— start Data excerpts —

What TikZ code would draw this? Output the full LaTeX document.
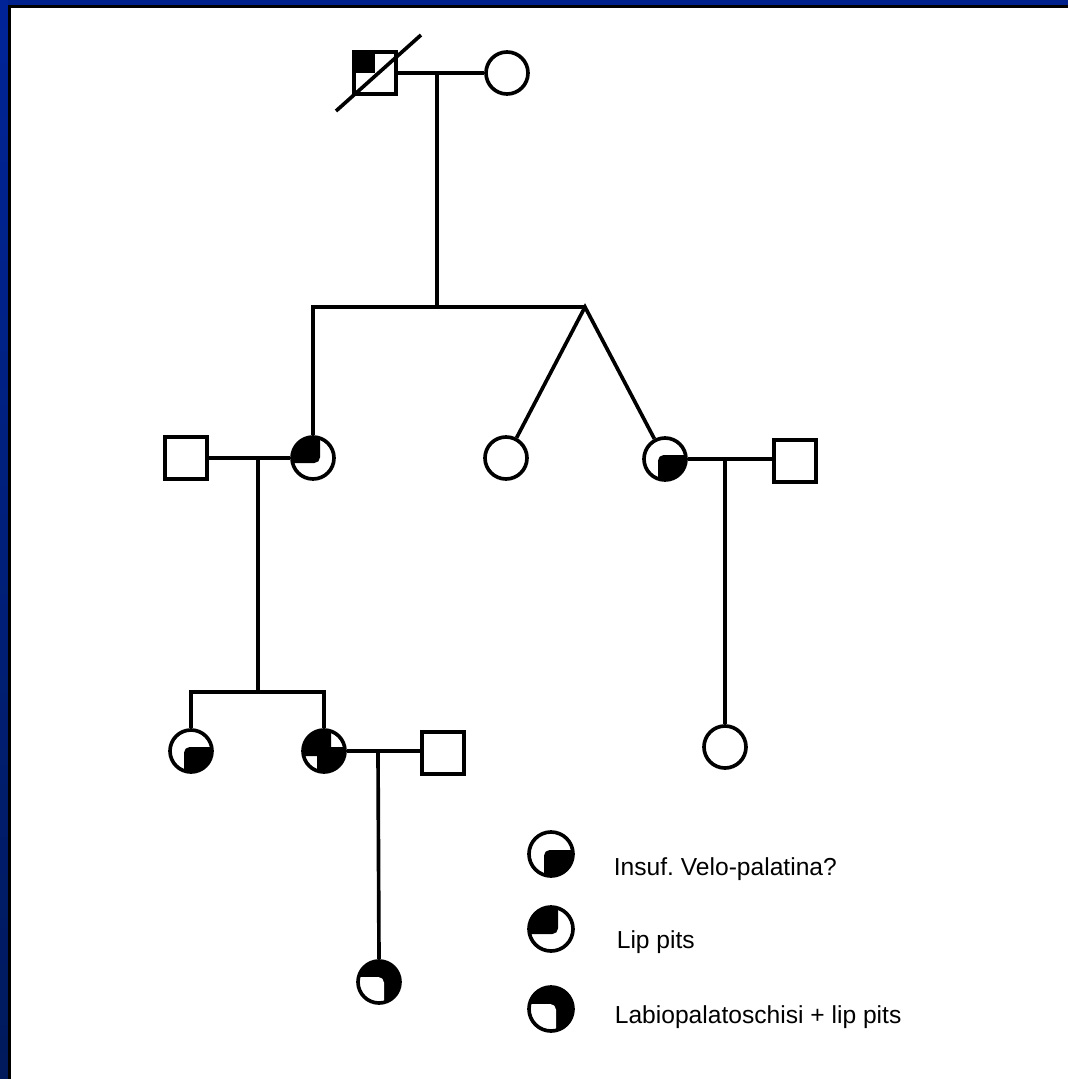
\documentclass[tikz,border=0pt]{standalone}
\usepackage{fontspec}
\setmainfont{Liberation Sans}
\frenchspacing
\definecolor{framelight}{RGB}{0,36,152}
\definecolor{framedark}{RGB}{0,26,92}
% quarter fills, drawn inside the symbols
\newcommand\lipfill{\fill[rounded corners=4pt] ([shift={(-30,-30)}]path picture bounding box.center) rectangle ([shift={(7,5)}]path picture bounding box.center);}
\newcommand\velofill{\fill[rounded corners=4pt] ([shift={(-7,-4)}]path picture bounding box.center) rectangle ([shift={(30,30)}]path picture bounding box.center);}
\tikzset{
  male/.style={draw, rectangle, minimum size=1.06cm, inner sep=0pt},
  female/.style={draw, circle, minimum size=1.05cm, inner sep=0pt},
  lippits/.style={path picture={\lipfill}},
  velo/.style={path picture={\velofill}},
  lipvelo/.style={path picture={\lipfill\velofill}},
  labio/.style={fill=black, path picture={\fill[white, rounded corners=4pt] ([shift={(-30,-5)}]path picture bounding box.center) rectangle ([shift={(5,30)}]path picture bounding box.center);}},
  quarter/.style={path picture={\fill (path picture bounding box.north west) rectangle (path picture bounding box.center);}},
  legend/.style={female, minimum size=1.1cm},
  legtext/.style={anchor=base west, font=\fontsize{17.5}{20}\selectfont, inner sep=0pt}
}
\begin{document}
\begin{tikzpicture}[x=0.025cm, y=-0.025cm, line width=2.6pt]
\useasboundingbox (0,0) rectangle (1068,1079);
% frame
\fill[white] (0,0) rectangle (1068,1079);
\shade[top color=framelight, bottom color=framedark] (0,0) rectangle (8,1079);
\fill[framelight!92!black] (8,0) rectangle (1068,5);
\fill[black] (8,5) rectangle (1068,8);
\fill[black] (8,8) rectangle (11,1079);

% generation I
\node[male, quarter] (gf) at (375,73) {};
\node[female] (gm) at (507,73) {};
\draw (gf.center) ++(-39,38) -- ++(85,-76);
\coordinate (m1) at (437,73);
\coordinate (d1) at (437,307);
\coordinate (tw) at (585,307);

% generation II
\node[male] (h2) at (186,458) {};
\node[female, lippits] (c2) at (313,458) {};
\node[female] (c3) at (506,458) {};
\node[female, velo] (c4) at (665,459) {};
\node[male] (h4) at (795,461) {};
\coordinate (m2) at (258,458);
\coordinate (s3) at (258,692);
\coordinate (m4) at (725,459);

% generation III
\node[female, velo] (c6) at (191,751) {};
\node[female, lipvelo] (c7) at (324,751) {};
\node[male] (h7) at (443,753) {};
\node[female] (c5) at (725,747) {};
\coordinate (m7) at (378,753);

% generation IV
\node[female, labio] (c8) at (379,982) {};

% lines
\draw (gf.east) -- (gm.west);
\draw (m1) -- (d1);
\draw (c2.north) -- (c2.north |- tw) -- (tw);
\draw (c3) -- (tw) -- (c4);
\draw (h2.east) -- (c2.west);
\draw (m2) -- (s3);
\draw (c6.north) -- (c6.north |- s3) -- (c7.north |- s3) -- (c7.north);
\draw (c4.east) -- (h4.west |- c4.east);
\draw (m4) -- (c5.north);
\draw (c7.east) -- (h7.west |- c7.east);
\draw (m7) -- (c8.north);

% legend
\node[legend, velo] (k1) at (551,854) {};
\node[legend, lippits] (k2) at (551,929) {};
\node[legend, labio] (k3) at (551,1009) {};
\node[legtext] (t1) at (612,875) {Insuf. Velo-palatina?};
\node[legtext] (t2) at (615,948) {Lip pits};
\node[legtext] (t3) at (613,1023) {Labiopalatoschisi + lip pits};
\end{tikzpicture}
\end{document}
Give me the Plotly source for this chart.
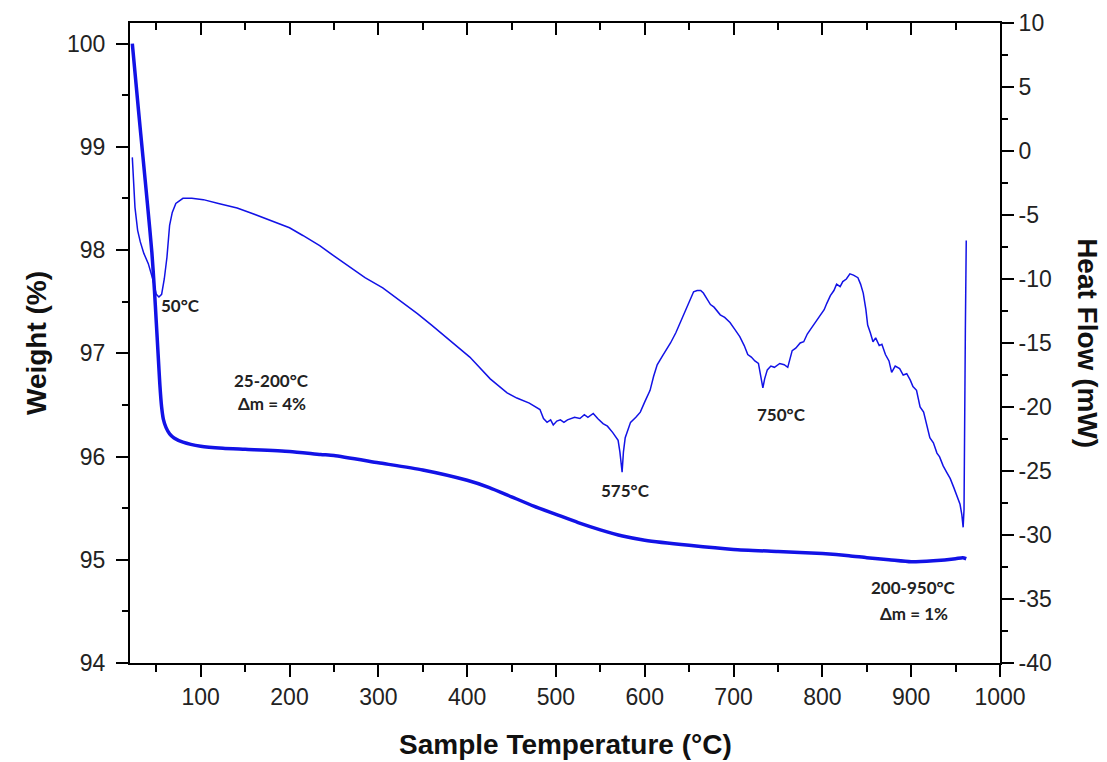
import plotly.graph_objects as go

# ---- data ----
weight_T = [23, 30, 35, 40, 45, 48, 50, 52, 54, 56, 58, 61, 65, 70, 80, 100, 125, 150, 200, 235, 250,
            300, 350, 400, 425, 450, 475, 500, 525, 550, 575, 600, 650, 700, 750, 800, 830, 850,
            875, 900, 925, 950, 958, 962]
weight_pct = [100.0, 99.35, 98.9, 98.45, 97.98, 97.6, 97.3, 97.0, 96.7, 96.48, 96.36, 96.28, 96.22,
              96.18, 96.14, 96.10, 96.08, 96.07, 96.05, 96.02, 96.01, 95.94, 95.87, 95.77, 95.70,
              95.61, 95.52, 95.44, 95.36, 95.29, 95.23, 95.19, 95.14, 95.10, 95.08, 95.06, 95.04,
              95.02, 95.00, 94.98, 94.99, 95.01, 95.02, 95.01]

heat_T = [23, 26, 29, 32, 36, 41, 46, 50, 53, 56, 59, 62, 65, 68, 72, 80, 90, 103, 120, 141, 155, 178,
          200, 215, 234, 250, 268, 285, 305, 325, 344, 360, 381, 403, 426, 445, 456, 470, 482, 486,
          490, 494, 497, 501, 505, 509, 513, 517, 521, 527, 532, 536, 542, 547, 553, 558, 564, 570,
          572, 574.5, 576, 578, 584, 590, 595, 600, 606, 610, 614, 620, 629, 635, 640, 646, 651, 655,
          659, 663, 666, 670, 674, 678, 682, 685, 690, 696, 701, 707, 712, 716, 720, 724, 728, 731,
          733, 735, 738, 742, 746, 752, 757, 761, 764, 766, 770, 775, 779, 783, 788, 794, 798, 802,
          805, 809, 813, 816, 820, 823, 827, 831, 835, 840, 843, 846, 849, 851, 854, 857, 860, 864,
          867, 871, 875, 878, 882, 887, 891, 895, 899, 902, 906, 910, 914, 918, 921, 925, 929, 932,
          936, 940, 944, 948, 952, 955, 957, 958.5, 959.5, 960, 961, 962]
heat_mW = [-0.5, -4.4, -6.2, -7.1, -8.0, -8.8, -10.0, -11.2, -11.4, -11.2, -10.0, -8.3, -5.8, -4.8,
           -4.1, -3.7, -3.7, -3.8, -4.1, -4.45, -4.8, -5.4, -6.0, -6.6, -7.4, -8.2, -9.1, -9.9, -10.7,
           -11.7, -12.7, -13.6, -14.8, -16.1, -17.8, -18.9, -19.3, -19.7, -20.2, -20.9, -21.2, -21.0,
           -21.4, -21.1, -21.0, -21.2, -21.0, -20.9, -20.8, -20.9, -20.6, -20.8, -20.5, -20.9, -21.3,
           -21.5, -22.0, -22.6, -23.5, -25.1, -23.5, -22.4, -21.2, -20.8, -20.4, -19.6, -18.7, -17.6,
           -16.7, -16.0, -15.0, -14.2, -13.4, -12.4, -11.5, -11.0, -10.9, -10.9, -11.1, -11.6, -12.0,
           -12.2, -12.5, -12.8, -13.0, -13.4, -13.9, -14.5, -15.2, -15.9, -16.1, -16.4, -16.6, -17.6,
           -18.5, -17.8, -17.1, -16.8, -16.9, -16.6, -16.7, -16.9, -16.2, -15.6, -15.4, -15.0, -14.9,
           -14.3, -13.8, -13.2, -12.8, -12.4, -11.9, -11.3, -10.9, -10.4, -10.6, -10.2, -10.0, -9.6,
           -9.7, -9.9, -10.4, -11.1, -12.4, -13.6, -14.2, -14.9, -14.6, -15.2, -15.1, -15.9, -16.4,
           -17.3, -16.8, -17.0, -17.5, -17.4, -17.9, -18.4, -18.7, -20.0, -20.4, -21.5, -22.4, -22.8,
           -23.6, -23.9, -24.6, -25.1, -25.6, -26.3, -27.0, -27.6, -28.4, -29.4, -28.0, -20.5, -14.0,
           -7.0]

x_ticks = [100, 200, 300, 400, 500, 600, 700, 800, 900, 1000]
w_ticks = [94, 95, 96, 97, 98, 99, 100]
h_ticks = [10, 5, 0, -5, -10, -15, -20, -25, -30, -35, -40]
h_labels = ["10", "5", "0", "-5", "-10", "-15", "-20", "-25", "-30", "-35", "-40"]

notes = [
    ("50°C", 77, -12.1, "y2"),
    ("575°C", 578, -26.55, "y2"),
    ("750°C", 754, -20.55, "y2"),
    ("25-200°C", 180, 96.74, "y"),
    ("Δm = 4%", 180, 96.51, "y"),
    ("200-950°C", 903, 94.73, "y"),
    ("Δm = 1%", 903, 94.48, "y"),
]

BLUE = "#1212e6"
TICKFONT = dict(family="Arial, Liberation Sans, sans-serif", size=23, color="#222")
TITLEFONT = dict(family="Arial, Liberation Sans, sans-serif", size=28, color="#111", weight="bold")

fig = go.Figure()
fig.add_trace(go.Scatter(x=weight_T, y=weight_pct, mode="lines",
                         line=dict(color=BLUE, width=3.5, shape="spline", smoothing=0.6),
                         xaxis="x", yaxis="y", showlegend=False))
fig.add_trace(go.Scatter(x=heat_T, y=heat_mW, mode="lines",
                         line=dict(color=BLUE, width=1.5),
                         xaxis="x2", yaxis="y2", showlegend=False))

xr = [20.4, 1000]
fig.update_layout(
    width=1099, height=754,
    margin=dict(l=122, r=107, t=15, b=99, autoexpand=False),
    paper_bgcolor="white", plot_bgcolor="white",
    xaxis=dict(range=xr, tickmode="array", tickvals=x_ticks, ticks="outside", ticklen=12,
               tickwidth=2, tickcolor="black", showline=True, linewidth=2, linecolor="black",
               showgrid=False, zeroline=False, tickfont=TICKFONT, automargin=False,
               minor=dict(tickmode="linear", tick0=0, dtick=50, ticks="outside", ticklen=7,
                          tickwidth=2, tickcolor="black")),
    xaxis2=dict(range=xr, overlaying="x", side="top", anchor="y", tickmode="array",
                tickvals=x_ticks, ticks="inside", ticklen=12, tickwidth=2, tickcolor="black",
                showline=True, linewidth=2, linecolor="black", showticklabels=False,
                showgrid=False, zeroline=False, automargin=False,
                minor=dict(tickmode="linear", tick0=0, dtick=50, ticks="inside", ticklen=7,
                           tickwidth=2, tickcolor="black")),
    yaxis=dict(range=[94, 100.2], tickmode="array", tickvals=w_ticks, ticks="outside",
               ticklen=12, tickwidth=2, tickcolor="black", showline=True, linewidth=2,
               linecolor="black", showgrid=False, zeroline=False, tickfont=TICKFONT,
               ticklabelstandoff=6, automargin=False,
               minor=dict(tickmode="linear", tick0=94, dtick=0.5, ticks="outside", ticklen=6,
                          tickwidth=2, tickcolor="black")),
    yaxis2=dict(range=[-40, 10], overlaying="y", side="right", anchor="x2", tickmode="array",
                tickvals=h_ticks, ticktext=h_labels, ticks="outside", ticklen=12, tickwidth=2,
                tickcolor="black", showline=True, linewidth=2, linecolor="black",
                showgrid=False, zeroline=False, tickfont=TICKFONT, automargin=False,
                minor=dict(tickmode="linear", tick0=0, dtick=2.5, ticks="outside", ticklen=6,
                           tickwidth=2, tickcolor="black")),
)

# axis titles as annotations for precise placement
fig.add_annotation(text="Weight (%)", xref="paper", yref="paper", x=-0.108, y=0.5,
                   xanchor="center", yanchor="middle", textangle=-90, showarrow=False,
                   font=TITLEFONT)
fig.add_annotation(text="Heat Flow (mW)", xref="paper", yref="paper", x=1.101, y=0.5,
                   xanchor="center", yanchor="middle", textangle=90, showarrow=False,
                   font=TITLEFONT)
fig.add_annotation(text="Sample Temperature (°C)", xref="paper", yref="paper", x=0.5,
                   y=-0.128, xanchor="center", yanchor="middle", showarrow=False, font=TITLEFONT)

for txt, tx, ty, yr in notes:
    fig.add_annotation(text=txt, x=tx, y=ty, xref="x", yref=yr, showarrow=False,
                       xanchor="center", yanchor="middle",
                       font=dict(family="Lato, Open Sans, sans-serif", size=17, color="#222",
                                 weight="bold"))

fig.write_html("out.html")
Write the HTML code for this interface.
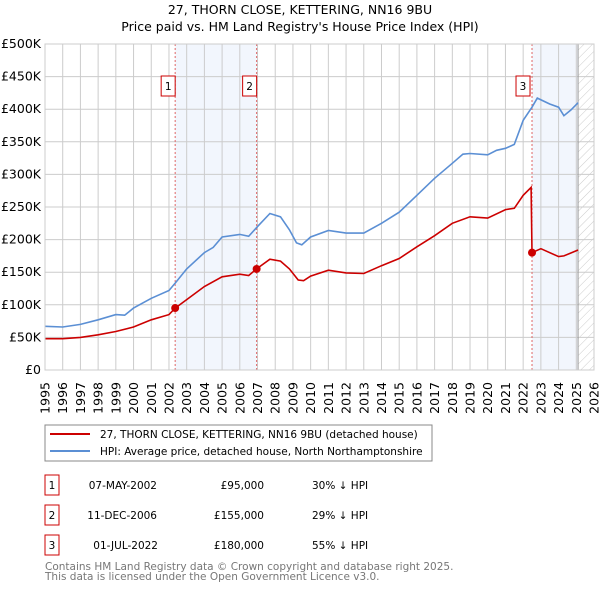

— end Data excerpts —

▶ [What is being asked]
Filter out all lines lacking the word "this" and copy the rest.

▶ [Written reply]
What TikZ code would draw this? Output the full LaTeX document.
Give me the Plotly source for this chart.
Write the HTML code for this interface.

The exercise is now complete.